Now that we’ve proven that the world had to have been created, we move on to prove that there could only have been one Creator. And we’ll do that seven different ways, some here and some the next time.
The first proof touches on the idea of causes and effects. Unlike in the past, we won’t use Ibn Pakudah’s classical illustrations here, for clarity’s sake.
It’s interesting to note that there are always less causes than effects. And that the further back you go in your consideration of the matter, the fewer causes you find there to be. There are many more newspapers printed than there are printers, for example. And many more printers than producers of printers. As such, there may be 100 companies producing 100,000 printers, which then produce 100,000,000 newspapers.
But we can go further back, too. We can posit that there might only be 10 “parent companies” behind the 100 companies producing printers. We could even presume there to be 5 owners of the 10 parent companies. As such, 5 people would have caused the production of 100,000,000 newspapers. And it’s also logical to posit the possibility of just one cause of all those papers– the idea that a single person had to produce millions of newspapers.
Ibn Pakudah’s point is that that’s the way of the world as well. For out of the One G-d have come the many, many. Everything is ultimately an effect, a by-product of G-d’s will and wishes.
The second proof is based on the make-up of the universe. The fact that so many things which are so fundamentally different from each other nonetheless have so much in common points to there being a profoundly wise Creator behind it all. And to just a single one at that. For if there were more than one Creator, there’d be far too many radically different, utterly contradictory and antagonistic phenomena in creation.
It’s also verified by the fact that everything in the universe is enmeshed and intertwined, like parts of a whole, with each part contributing to the whole as if orchestrated to do that by one Mind. “You can see it”, Ibn Pakudah points out, “in how the moon and the stars need the light of the sun; how the earth needs the heavens and the seas; how animals need each other; how man needs them all and how they all need him; and how countries and economies, sciences and professions need each other.”

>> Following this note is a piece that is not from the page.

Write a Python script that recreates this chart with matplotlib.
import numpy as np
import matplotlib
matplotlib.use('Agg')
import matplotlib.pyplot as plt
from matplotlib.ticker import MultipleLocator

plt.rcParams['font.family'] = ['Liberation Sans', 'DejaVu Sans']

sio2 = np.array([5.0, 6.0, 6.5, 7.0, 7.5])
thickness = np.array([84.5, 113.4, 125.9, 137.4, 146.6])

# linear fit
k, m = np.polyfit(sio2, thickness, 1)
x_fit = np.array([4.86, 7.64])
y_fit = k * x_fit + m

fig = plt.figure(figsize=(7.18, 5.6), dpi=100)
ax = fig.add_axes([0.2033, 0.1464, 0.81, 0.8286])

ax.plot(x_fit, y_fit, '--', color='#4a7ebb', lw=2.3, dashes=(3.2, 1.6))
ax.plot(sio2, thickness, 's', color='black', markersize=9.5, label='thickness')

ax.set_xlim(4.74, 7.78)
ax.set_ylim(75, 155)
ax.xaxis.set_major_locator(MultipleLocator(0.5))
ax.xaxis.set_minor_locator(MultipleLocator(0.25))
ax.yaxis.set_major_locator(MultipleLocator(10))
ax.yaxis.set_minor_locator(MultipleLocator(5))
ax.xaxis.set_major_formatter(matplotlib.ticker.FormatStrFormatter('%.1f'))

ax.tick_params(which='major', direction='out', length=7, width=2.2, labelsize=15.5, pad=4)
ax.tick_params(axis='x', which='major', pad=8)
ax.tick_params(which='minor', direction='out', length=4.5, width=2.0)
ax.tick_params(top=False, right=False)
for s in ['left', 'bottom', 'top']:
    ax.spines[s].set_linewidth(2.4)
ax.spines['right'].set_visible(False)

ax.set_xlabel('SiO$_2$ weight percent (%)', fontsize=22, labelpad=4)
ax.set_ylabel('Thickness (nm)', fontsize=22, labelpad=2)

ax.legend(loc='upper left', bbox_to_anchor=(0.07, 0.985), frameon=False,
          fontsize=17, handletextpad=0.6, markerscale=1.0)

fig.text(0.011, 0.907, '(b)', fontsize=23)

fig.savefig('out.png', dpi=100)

The third proof (similar to the second) is based on the following analogous example. If we were to find a hand-written manuscript that was clearly consistent in literary style and handwriting we’d reasonably assume it was written by a single individual. After all, it certainly couldn’t have been written by less than one, and we wouldn’t have to consider whether or not it was written by more than one, seeing how uniform the handwriting and style were.
We also wouldn’t have to see the author with our own eyes to prove he exists. We could depend on our findings alone. In fact, we could even make a number of assumptions about him, based on what we’ve read of his work. And we could feel safe in assuming that he wrote it on his own, simply because we’d likely have found inconsistencies and contradictions if the work had been written along with others.
Ibn Pakuda’s point is that the same can be said about G-d’s role in creation. For His “handwriting” and “style” are consistent throughout the world much the same way.